***** MATERIAL *****

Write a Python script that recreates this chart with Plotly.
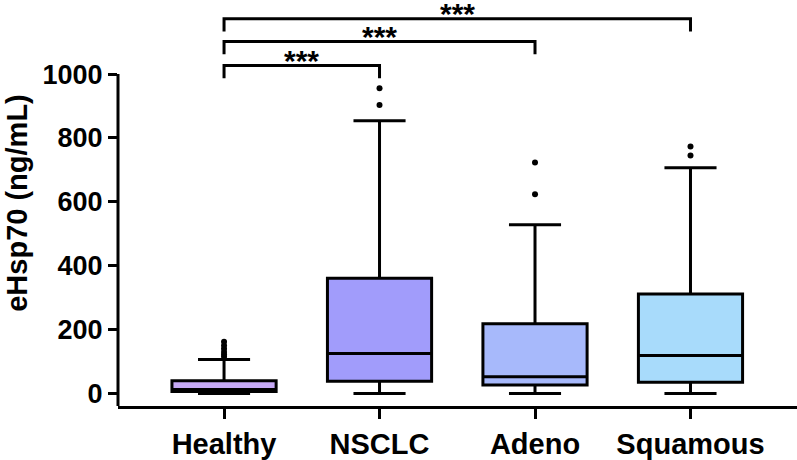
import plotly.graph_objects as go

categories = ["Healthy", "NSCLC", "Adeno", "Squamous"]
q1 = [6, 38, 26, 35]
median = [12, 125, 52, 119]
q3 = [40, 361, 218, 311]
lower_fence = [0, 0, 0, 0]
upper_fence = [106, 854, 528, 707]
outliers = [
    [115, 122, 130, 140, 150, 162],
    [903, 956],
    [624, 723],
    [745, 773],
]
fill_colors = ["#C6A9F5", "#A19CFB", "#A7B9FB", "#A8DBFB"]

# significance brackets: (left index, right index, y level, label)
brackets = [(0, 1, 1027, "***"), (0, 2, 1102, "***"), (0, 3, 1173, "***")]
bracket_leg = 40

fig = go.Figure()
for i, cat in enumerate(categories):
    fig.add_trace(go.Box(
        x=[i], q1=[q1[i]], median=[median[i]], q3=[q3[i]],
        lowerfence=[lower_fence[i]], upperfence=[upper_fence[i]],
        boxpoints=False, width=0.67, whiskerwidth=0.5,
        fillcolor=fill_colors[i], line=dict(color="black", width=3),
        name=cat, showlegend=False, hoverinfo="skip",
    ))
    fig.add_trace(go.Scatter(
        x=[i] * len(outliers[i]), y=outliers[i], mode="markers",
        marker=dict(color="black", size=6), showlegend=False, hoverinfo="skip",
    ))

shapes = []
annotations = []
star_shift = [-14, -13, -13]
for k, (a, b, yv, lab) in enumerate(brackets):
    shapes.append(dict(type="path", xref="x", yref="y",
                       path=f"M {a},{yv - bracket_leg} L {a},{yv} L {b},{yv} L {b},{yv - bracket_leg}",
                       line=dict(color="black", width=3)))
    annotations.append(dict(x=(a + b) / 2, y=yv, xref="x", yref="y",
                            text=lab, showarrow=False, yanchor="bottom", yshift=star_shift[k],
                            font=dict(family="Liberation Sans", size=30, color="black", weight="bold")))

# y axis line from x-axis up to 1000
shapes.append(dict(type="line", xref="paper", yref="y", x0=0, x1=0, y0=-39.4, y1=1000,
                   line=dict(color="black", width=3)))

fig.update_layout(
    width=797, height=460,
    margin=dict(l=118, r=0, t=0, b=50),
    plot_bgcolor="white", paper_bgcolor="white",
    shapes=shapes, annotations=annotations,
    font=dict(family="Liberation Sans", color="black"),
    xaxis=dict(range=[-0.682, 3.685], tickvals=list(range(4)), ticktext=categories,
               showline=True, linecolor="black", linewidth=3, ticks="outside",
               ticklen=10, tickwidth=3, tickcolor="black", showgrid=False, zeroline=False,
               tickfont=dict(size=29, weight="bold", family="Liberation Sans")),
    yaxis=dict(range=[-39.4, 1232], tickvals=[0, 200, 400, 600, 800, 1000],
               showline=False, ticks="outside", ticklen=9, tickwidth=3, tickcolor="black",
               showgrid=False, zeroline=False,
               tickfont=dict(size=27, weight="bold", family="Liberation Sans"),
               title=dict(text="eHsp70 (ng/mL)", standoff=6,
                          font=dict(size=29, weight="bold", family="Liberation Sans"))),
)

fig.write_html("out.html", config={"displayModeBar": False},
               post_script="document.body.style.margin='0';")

*****

▶ **STATED EXERCISE**: Keep every word of the data as it is when you write it out, but drop the pictures.

▶ **OUTPUT FOR THIS EXERCISE**:
Write a Python script that recreates this chart with Plotly.
import plotly.graph_objects as go

categories = ["Healthy", "NSCLC", "Adeno", "Squamous"]
q1 = [6, 38, 26, 35]
median = [12, 125, 52, 119]
q3 = [40, 361, 218, 311]
lower_fence = [0, 0, 0, 0]
upper_fence = [106, 854, 528, 707]
outliers = [
    [115, 122, 130, 140, 150, 162],
    [903, 956],
    [624, 723],
    [745, 773],
]
fill_colors = ["#C6A9F5", "#A19CFB", "#A7B9FB", "#A8DBFB"]

# significance brackets: (left index, right index, y level, label)
brackets = [(0, 1, 1027, "***"), (0, 2, 1102, "***"), (0, 3, 1173, "***")]
bracket_leg = 40

fig = go.Figure()
for i, cat in enumerate(categories):
    fig.add_trace(go.Box(
        x=[i], q1=[q1[i]], median=[median[i]], q3=[q3[i]],
        lowerfence=[lower_fence[i]], upperfence=[upper_fence[i]],
        boxpoints=False, width=0.67, whiskerwidth=0.5,
        fillcolor=fill_colors[i], line=dict(color="black", width=3),
        name=cat, showlegend=False, hoverinfo="skip",
    ))
    fig.add_trace(go.Scatter(
        x=[i] * len(outliers[i]), y=outliers[i], mode="markers",
        marker=dict(color="black", size=6), showlegend=False, hoverinfo="skip",
    ))

shapes = []
annotations = []
star_shift = [-14, -13, -13]
for k, (a, b, yv, lab) in enumerate(brackets):
    shapes.append(dict(type="path", xref="x", yref="y",
                       path=f"M {a},{yv - bracket_leg} L {a},{yv} L {b},{yv} L {b},{yv - bracket_leg}",
                       line=dict(color="black", width=3)))
    annotations.append(dict(x=(a + b) / 2, y=yv, xref="x", yref="y",
                            text=lab, showarrow=False, yanchor="bottom", yshift=star_shift[k],
                            font=dict(family="Liberation Sans", size=30, color="black", weight="bold")))

# y axis line from x-axis up to 1000
shapes.append(dict(type="line", xref="paper", yref="y", x0=0, x1=0, y0=-39.4, y1=1000,
                   line=dict(color="black", width=3)))

fig.update_layout(
    width=797, height=460,
    margin=dict(l=118, r=0, t=0, b=50),
    plot_bgcolor="white", paper_bgcolor="white",
    shapes=shapes, annotations=annotations,
    font=dict(family="Liberation Sans", color="black"),
    xaxis=dict(range=[-0.682, 3.685], tickvals=list(range(4)), ticktext=categories,
               showline=True, linecolor="black", linewidth=3, ticks="outside",
               ticklen=10, tickwidth=3, tickcolor="black", showgrid=False, zeroline=False,
               tickfont=dict(size=29, weight="bold", family="Liberation Sans")),
    yaxis=dict(range=[-39.4, 1232], tickvals=[0, 200, 400, 600, 800, 1000],
               showline=False, ticks="outside", ticklen=9, tickwidth=3, tickcolor="black",
               showgrid=False, zeroline=False,
               tickfont=dict(size=27, weight="bold", family="Liberation Sans"),
               title=dict(text="eHsp70 (ng/mL)", standoff=6,
                          font=dict(size=29, weight="bold", family="Liberation Sans"))),
)

fig.write_html("out.html", config={"displayModeBar": False},
               post_script="document.body.style.margin='0';")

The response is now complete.